I have a complete set of blueprints, and I've re-reviewed a
"typical" attach angle drawing. I concur with your observation on
how they were manufactured. Based upon the "excepted norm"
in industry, my guess is subsequent to heat-treating, they were put
on ice (in W condition) and hand-straightened before they hardened (it
typically takes 96 hours for a 2000 series aluminum part to naturally
(room temp) age-harden up to "full strength). I also agree making the
attach angles "stronger" (substitution of materials, whatever) will only
transfer a potential point of failure elsewhere. The airplane is designed
well/correctly from the get-go (the original design is sound, and there is
no need to "strengthen" the area in question).
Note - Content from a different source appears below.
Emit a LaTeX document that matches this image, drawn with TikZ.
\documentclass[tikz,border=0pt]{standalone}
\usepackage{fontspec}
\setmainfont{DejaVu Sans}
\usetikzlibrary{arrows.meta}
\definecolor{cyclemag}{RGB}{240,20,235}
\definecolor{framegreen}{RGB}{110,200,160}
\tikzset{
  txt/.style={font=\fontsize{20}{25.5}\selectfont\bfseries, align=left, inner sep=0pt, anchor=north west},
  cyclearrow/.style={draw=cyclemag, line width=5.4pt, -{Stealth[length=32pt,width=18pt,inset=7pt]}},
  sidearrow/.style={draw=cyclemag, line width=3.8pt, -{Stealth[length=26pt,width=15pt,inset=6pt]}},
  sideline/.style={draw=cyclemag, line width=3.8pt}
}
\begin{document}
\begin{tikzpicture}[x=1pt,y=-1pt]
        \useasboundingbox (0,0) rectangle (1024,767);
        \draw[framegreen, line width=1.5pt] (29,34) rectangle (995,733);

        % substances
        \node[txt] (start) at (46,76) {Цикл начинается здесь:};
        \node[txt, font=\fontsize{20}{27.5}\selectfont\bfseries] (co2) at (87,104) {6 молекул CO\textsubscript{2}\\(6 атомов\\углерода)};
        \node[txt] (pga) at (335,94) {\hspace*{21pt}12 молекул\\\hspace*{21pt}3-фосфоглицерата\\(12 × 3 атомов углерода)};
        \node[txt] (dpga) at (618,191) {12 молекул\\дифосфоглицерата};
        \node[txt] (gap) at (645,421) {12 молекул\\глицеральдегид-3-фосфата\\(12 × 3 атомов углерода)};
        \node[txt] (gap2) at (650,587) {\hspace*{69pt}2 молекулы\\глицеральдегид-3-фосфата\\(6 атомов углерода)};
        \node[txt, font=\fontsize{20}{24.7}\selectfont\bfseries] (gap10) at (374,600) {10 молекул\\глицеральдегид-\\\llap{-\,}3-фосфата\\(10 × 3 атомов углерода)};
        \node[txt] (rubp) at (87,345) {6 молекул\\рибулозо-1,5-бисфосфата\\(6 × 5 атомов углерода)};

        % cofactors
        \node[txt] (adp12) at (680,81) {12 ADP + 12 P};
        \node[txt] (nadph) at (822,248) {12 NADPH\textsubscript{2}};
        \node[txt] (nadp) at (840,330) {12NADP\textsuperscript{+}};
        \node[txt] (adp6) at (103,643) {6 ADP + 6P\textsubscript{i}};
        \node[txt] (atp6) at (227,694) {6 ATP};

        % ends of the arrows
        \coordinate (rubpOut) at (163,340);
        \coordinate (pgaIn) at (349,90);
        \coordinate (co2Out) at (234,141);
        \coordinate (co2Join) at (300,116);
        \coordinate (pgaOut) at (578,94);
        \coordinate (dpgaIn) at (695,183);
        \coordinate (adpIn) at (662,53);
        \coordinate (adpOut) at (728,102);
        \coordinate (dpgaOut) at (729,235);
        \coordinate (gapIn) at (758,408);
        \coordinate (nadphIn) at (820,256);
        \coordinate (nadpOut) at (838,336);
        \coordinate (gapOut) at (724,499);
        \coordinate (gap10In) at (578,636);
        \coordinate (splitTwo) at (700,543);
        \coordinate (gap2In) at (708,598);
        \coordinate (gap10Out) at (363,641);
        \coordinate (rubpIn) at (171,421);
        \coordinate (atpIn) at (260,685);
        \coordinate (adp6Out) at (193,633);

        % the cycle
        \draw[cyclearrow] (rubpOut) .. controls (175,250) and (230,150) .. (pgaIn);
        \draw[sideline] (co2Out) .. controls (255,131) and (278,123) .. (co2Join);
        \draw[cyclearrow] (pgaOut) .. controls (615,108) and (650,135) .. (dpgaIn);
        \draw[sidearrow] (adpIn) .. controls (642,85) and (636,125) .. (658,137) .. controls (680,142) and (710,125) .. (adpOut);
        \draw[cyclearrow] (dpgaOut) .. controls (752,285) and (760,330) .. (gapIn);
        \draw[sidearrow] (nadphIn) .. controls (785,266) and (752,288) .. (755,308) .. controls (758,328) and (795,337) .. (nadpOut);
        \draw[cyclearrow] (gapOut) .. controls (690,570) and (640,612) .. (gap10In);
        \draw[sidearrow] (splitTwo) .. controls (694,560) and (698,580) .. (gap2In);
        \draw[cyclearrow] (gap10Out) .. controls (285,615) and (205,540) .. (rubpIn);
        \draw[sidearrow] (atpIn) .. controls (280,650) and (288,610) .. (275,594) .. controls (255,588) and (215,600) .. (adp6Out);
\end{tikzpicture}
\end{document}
You will find 5052 (back then they called it "half-hard") used on stuff
like electrical / power junction boxes, electrical switch boxes,
empennage / wing fairings, etc. In other words, 5052 is (was)
typically used in "non-structural" applications where good formability
was more of a requirement than over-all strength.

Bela P. Havasreti

Tue Jun 14, 2005 1:38 am

The hydraulic lines in a T-6 are 5052.